Linear Algebra - Invariant Subspaces/Adjoint

[steelphantom]

Homework Statement

Suppose T is in L(V) and U is a subspace of V. Prove that U is invariant under T if and only if Uperp is invariant under T^*.

Homework Equations

V = U \oplus Uperp
if v \in V, u \in U, w \in Uperp, then v = u + w.
<Tv, w> = <v, T^*w>

The Attempt at a Solution

If U is invariant under T, this means that if u \in U, Tu \in U. Basically the same thing for Uperp. Not really sure where to go from here. Any ideas? Thanks!

 

[HallsofIvy]

Rember that <u, w> = 0 for any u in U, v in Uperp. If U is invariant under T, then Tu is in U so <Tu, w>= 0= <u, T*w>, for any u in U. What does that tell you about T*w?

 

[steelphantom]

Rember that <u, w> = 0 for any u in U, v in Uperp. If U is invariant under T, then Tu is in U so <Tu, w>= 0= <u, T*w>, for any u in U. What does that tell you about T*w?

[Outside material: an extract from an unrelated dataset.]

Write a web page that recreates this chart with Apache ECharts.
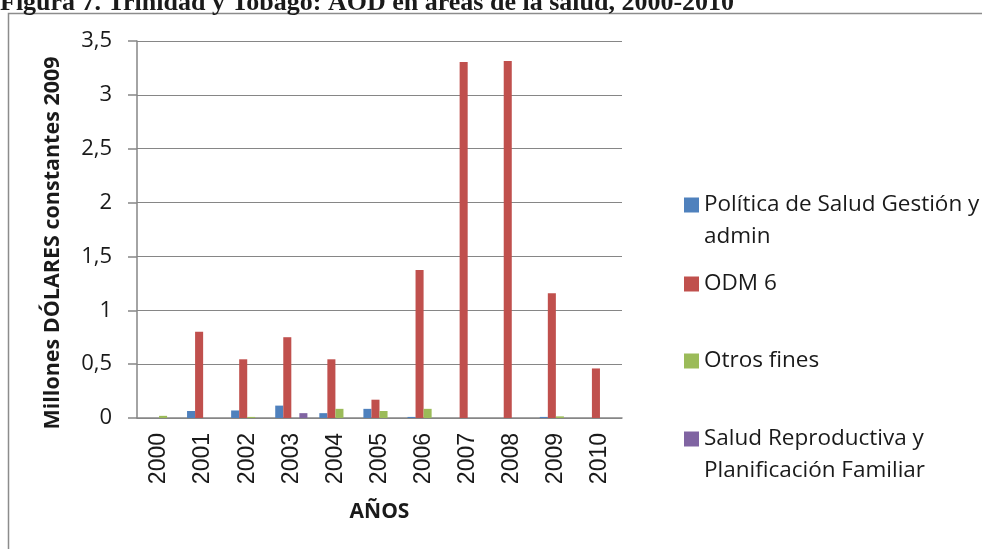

Does it say that T*w must be in Uperp, since <u, T*w> = 0 for any T*w?

 

[steelphantom]

Just a bump to see if I am understanding this correctly:

If T is invariant under U, then <Tu, w> = 0 since Tu is in U, w is in Uperp. But <Tu, w> = <u, T*w> = 0, which means that T*w is in Uperp. This proves that T* is invariant under Uperp.

If T* is invariant under Uperp, then <u, T*w> = 0 since u is in U, T*w is in Uperp. But <u, T*w> = <Tu, w> = 0, which means that Tw is in U. This proves that T is invariant under U.

Is that correct, or am I missing something?

 

[HallsofIvy]

Just a bump to see if I am understanding this correctly:

If T is invariant under U, then <Tu, w> = 0 since Tu is in U, w is in Uperp. But <Tu, w> = <u, T*w> = 0, which means that T*w is in Uperp. This proves that T* is invariant under Uperp.

Actually it proves that Uperp is invariant under T*!

If T* is invariant under Uperp, then <u, T*w> = 0 since u is in U, T*w is in Uperp. But <u, T*w> = <Tu, w> = 0, which means that Tw is in U. This proves that T is invariant under U.

Is that correct, or am I missing something?

No, your second part looks so much like the first part because T and T* are "dual".

 

[steelphantom]

Err... that's what I meant. It was kind of late. Thanks for your help!